Yes indeed, Erik. I whole heartedly agree.
All I suggested was a mathematically "smoother" mechanic for those who were asking for it. Personally, I like doing little arithmatic problems, but a lot of folks don't and would much rather wing it than calculate it.
I think this system (the RAW) strikes a very good middle ground, keeps it very simple (count by one until you hit level five and then count by fives thereafter), allows for little spells for almost every magus but keeps the big juju for the devout specialist. Great stuff.
The in-game rationale is up to each of us to come up with (assuming we have to at all), but the one that makes the most sense to me is that there indeed are points in the natural world where there is a "break point." Things below that point are very easy, things above it are suddenly and substantially more complex but still possible. The elastic limits in metals would translate well into a fictional mideval magical setting.

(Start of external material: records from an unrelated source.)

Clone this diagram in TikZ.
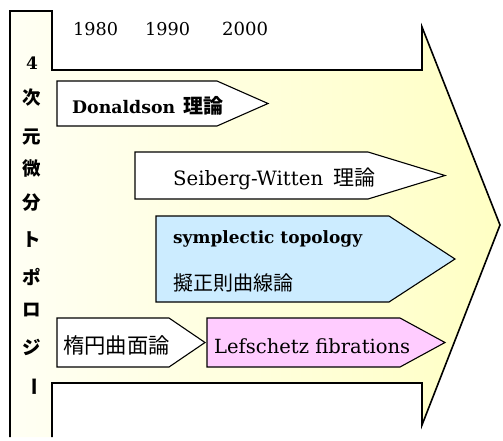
\documentclass[tikz,border=0pt]{standalone}
\usepackage{fontspec}
\setmainfont{DejaVu Serif}
\newfontfamily\jp{Noto Sans CJK JP}
\newcommand{\fitw}[2]{\resizebox{#1}{!}{#2}}
\definecolor{boxblue}{RGB}{204,236,255}
\definecolor{boxpink}{RGB}{255,204,255}
\definecolor{ylight}{RGB}{255,255,244}
\definecolor{ydark}{RGB}{255,255,196}
\begin{document}
\begin{tikzpicture}[x=1pt,y=-1pt,
  bigline/.style={line width=1.6pt, line join=miter},
  pbox/.style={draw=black, line width=1.1pt, line join=miter},
  lbl/.style={anchor=base west, inner sep=0pt, font=\fontsize{16}{20}\selectfont},
  jlbl/.style={anchor=west, inner sep=0pt, font=\jp\fontsize{20}{24}\selectfont},
  col/.style={inner sep=0pt, font=\jp\bfseries\fontsize{18.5}{22}\selectfont}]
\useasboundingbox (0,0) rectangle (503,440);
% big arrow
\shade[left color=ylight, right color=ydark]
  (10,437) -- (10,11) -- (52,11) -- (52,70) -- (422,70) -- (422,27) -- (500,225)
  -- (422,425) -- (422,383) -- (52,383) -- (52,437) -- cycle;
\draw[bigline] (10,437) -- (10,11) -- (52,11) -- (52,70) -- (422,70) -- (422,27) -- (500,225)
  -- (422,425) -- (422,383) -- (52,383) -- (52,437);
% years
\node[lbl] (y1980) at (73,35) {\fitw{45pt}{1980}};
\node[lbl] (y1990) at (145,35) {\fitw{45pt}{1990}};
\node[lbl] (y2000) at (222,35) {\fitw{46pt}{2000}};
% left column
\node[col] (c0) at (32,63) {\fontspec{DejaVu Serif}\bfseries\fontsize{17}{20}\selectfont 4};
\node[col] (c1) at (32,98) {次};
\node[col] (c2) at (32,137) {元};
\node[col] (c3) at (32,168) {微};
\node[col] (c4) at (32,203) {分};
\node[col] (c5) at (32,240) {ト};
\node[col] (c6) at (32,277) {ポ};
\node[col] (c7) at (32,310) {ロ};
\node[col] (c8) at (32,347) {ジ};
\node[col, rotate=-90] (c9) at (32,387) {ー};
% boxes
\draw[pbox, fill=white] (57,81) -- (217,81) -- (268,103.5) -- (217,126) -- (57,126) -- cycle;
\draw[pbox, fill=white] (135,152) -- (368,152) -- (445,175.5) -- (368,199) -- (135,199) -- cycle;
\draw[pbox, fill=boxblue] (156,216) -- (389,216) -- (455,259) -- (389,302) -- (156,302) -- cycle;
\draw[pbox, fill=white] (57,318) -- (169,318) -- (205,342.5) -- (169,367) -- (57,367) -- cycle;
\draw[pbox, fill=boxpink] (207,318) -- (400,318) -- (445,342.5) -- (400,367) -- (207,367) -- cycle;
% labels
\node[lbl, font=\fontsize{16}{20}\selectfont\bfseries] (don) at (72,113)
  {\fitw{103pt}{Donaldson}\hspace{8pt}{\jp\fontsize{20}{24}\selectfont 理論}};
\node[lbl] (sw) at (173,185)
  {\fitw{150pt}{Seiberg-Witten}\hspace{10pt}{\jp\fontsize{21}{24}\selectfont 理論}};
\node[lbl, font=\fontsize{16}{20}\selectfont\bfseries] (sym) at (173,243) {\fitw{189pt}{symplectic topology}};
\node[jlbl] (pj) at (173,283) {擬正則曲線論};
\node[jlbl, font=\jp\fontsize{21.3}{24}\selectfont] (ell) at (63,345) {楕円曲面論};
\node[lbl] (lef) at (214,353) {\fitw{196pt}{Lefschetz fibrations}};
\end{tikzpicture}
\end{document}
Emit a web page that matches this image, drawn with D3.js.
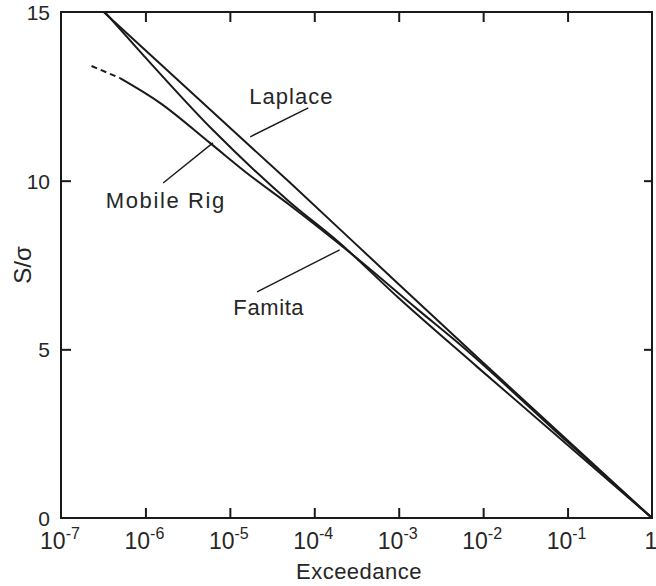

For those that like to wing it, I suppose this works, and has, for a long time. Me? As a relatively new player (5th ed., only),this smells too much of other fantasy RPG systems with weaker magic systems. Could I play in this environment and enjoy myself? Sure. And I have. But I much prefer the portability and consitency that the current 5th ed. RAW.
Just remember: count by ones until level 5, count by fives thereafter. Simple and easily done on the fly even by the less arithmetically inclined.
Wow, and I thought I was a bit picky over some of the rules. 1-5, increases are 1 at a a time. Over 5 increases are 5 at a time. Ritual if over 50. If I were to try to HR anything, THAT wouldn't be it. I really doubt there's a simple way to improve it, and i'm not convinced it needs to be improved.
In any case, I suspect 1-5 is what see's most use in play, it's the easiest to spontaneous. 6+ is more likely to be a formulaic spell that the mage is inventing over a season, and the SG has more time to think it over.